I’d take you back, even if it’s different.

Add comment April 30, 2008

“Technicalities” (written last year)

I shouldn’t have said what I said about horses
horses and riders
in castles of air
I shouldn’t’ve dropped hints all over the ground
where they could be found by
anyone who’d pick them up
I shouldn’t just wait
until it’s too late
it’s already happened
I already have
I shouldn’t have wished
so imprecisely
that’s how wishes go wrong
why haven’t we learned?
we’ll always be burned
by the gift of three wishes
it’s just like a fire and never a warning and
there’s no returning it
so you get what you wish for
but not what you want

—–

I wrote this poem last year, based in part off of a journal entry. Posting it here because I never put it anywhere public. (I did submit it to my school’s litmag, but that hasn’t come out yet this year.)

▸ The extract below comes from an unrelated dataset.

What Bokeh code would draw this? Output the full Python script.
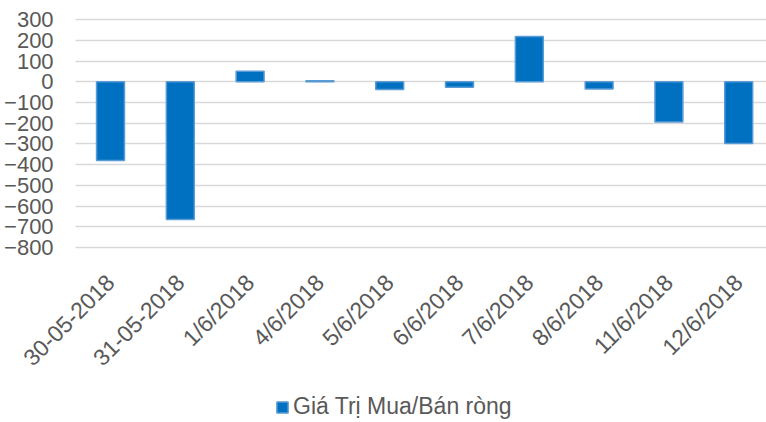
import math
from bokeh.plotting import figure
from bokeh.models import Range1d, FixedTicker, Legend, LegendItem, ColumnDataSource
from bokeh.embed import file_html
from bokeh.resources import INLINE

categories = ["30-05-2018", "31-05-2018", "1/6/2018", "4/6/2018", "5/6/2018",
              "6/6/2018", "7/6/2018", "8/6/2018", "11/6/2018", "12/6/2018"]
values = [-380, -665, 50, 5, -38, -27, 218, -35, -194, -298]
y_ticks = [300, 200, 100, 0, -100, -200, -300, -400, -500, -600, -700, -800]
series_name = "Giá Trị Mua/Bán ròng"

positions = list(range(len(categories)))
src = ColumnDataSource(dict(x=positions, top=values, cat=categories))

FONT = "Liberation Sans"
GREY = "#595959"

X_START, X_END = -1.576, 9.398
PLOT_LEFT = -0.5

# frame covers the whole canvas; both axes are pinned inside it
p = figure(width=766, height=420, output_backend="svg", toolbar_location=None,
           x_range=Range1d(X_START, X_END), y_range=Range1d(-1635.5, 392.1),
           min_border_left=0, min_border_right=0, min_border_top=0, min_border_bottom=0)
p.outline_line_color = None
p.background_fill_color = "white"

r = p.vbar(x="x", top="top", bottom=0, width=0.4, source=src,
           fill_color="#0070C0", line_color="#5B9BD5", line_width=1.5)

p.yaxis.ticker = FixedTicker(ticks=y_ticks)
p.yaxis.fixed_location = PLOT_LEFT
p.yaxis.axis_line_color = None
p.yaxis.major_tick_line_color = None
p.yaxis.major_tick_out = 0
p.yaxis.major_tick_in = 0
p.yaxis.minor_tick_line_color = None
p.yaxis.major_label_standoff = 22
p.yaxis.major_label_text_font = FONT
p.yaxis.major_label_text_font_size = "22px"
p.yaxis.major_label_text_color = GREY

p.xaxis.ticker = FixedTicker(ticks=positions)
p.xaxis.fixed_location = -810
p.xaxis.major_label_overrides = {i: c for i, c in enumerate(categories)}
p.xaxis.major_label_orientation = math.pi / 4
p.xaxis.axis_line_color = None
p.xaxis.major_tick_line_color = None
p.xaxis.major_tick_out = 0
p.xaxis.major_tick_in = 0
p.xaxis.minor_tick_line_color = None
p.xaxis.major_label_standoff = 29
p.xaxis.major_label_text_font = FONT
p.xaxis.major_label_text_font_size = "23px"
p.xaxis.major_label_text_color = GREY

p.xgrid.grid_line_color = None
p.ygrid.ticker = FixedTicker(ticks=y_ticks)
p.ygrid.grid_line_color = "#D9D9D9"
p.ygrid.grid_line_width = 1.5
if "cross_bounds" in p.ygrid[0].properties():
    p.ygrid.cross_bounds = (PLOT_LEFT, X_END)

legend = Legend(items=[LegendItem(label=series_name, renderers=[r])],
                location=(275, 0), orientation="horizontal",
                border_line_color=None, background_fill_alpha=0,
                label_text_font=FONT, label_text_font_size="23px", label_text_color=GREY,
                glyph_width=14, glyph_height=14, label_standoff=4,
                padding=0, margin=0, spacing=0)
p.add_layout(legend, "center")

open("out.html", "w").write(file_html(p, INLINE))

I’ll try to write something more later, but I have selection day for the school dance concert for a lot of the day. Much excitement! I choreographed a solo, let’s see if it gets in . . .

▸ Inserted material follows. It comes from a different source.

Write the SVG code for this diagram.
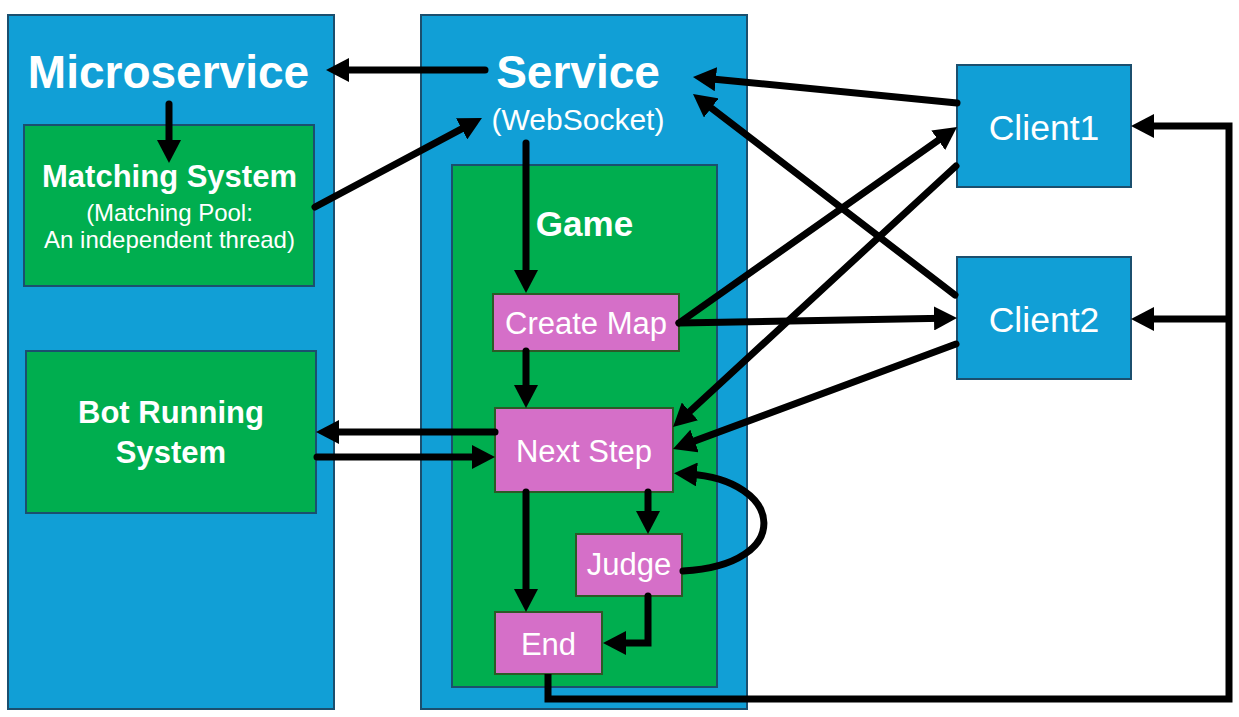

Add comment February 18, 2008

thinking morbid thoughts

Stumbled onto the blog of an old friend whose boyfriend died in a car crash on Thanksgiving, so I’m thinking about death and how it affects people.

Words/phrases that disappeared from Sara’s tongue:

-car crash
-collisions
-Nick
-love
-death, dead, die, dying, dead
-Bowdoin (his college)

And she’s not the only friend to be touched by death.

I don’t like death.

Add comment February 15, 2008

worried . . .

My journal, the paper one, went missing sometime today at school.  That’s a bunch of very personal thoughts and feelings roaming the campus with yes my name attached (not to mention my home address, email address, and phone number).  That’s a worrisome thought.

1 comment February 13, 2008

platonic for her, not for him

I love you, ya know?
not just saying it to you
I mean it - always

could you come back please?
can’t force you - that wouldn’t fit
so I’ll try waiting

1 comment February 11, 2008

I am never babysitting for my parents again.

I can’t do it.

I don’t have enough authority with my brother.

Screaming fights are no fun.

And I’m a small girl, and he’s growing up, and he’s big enough to hurt me.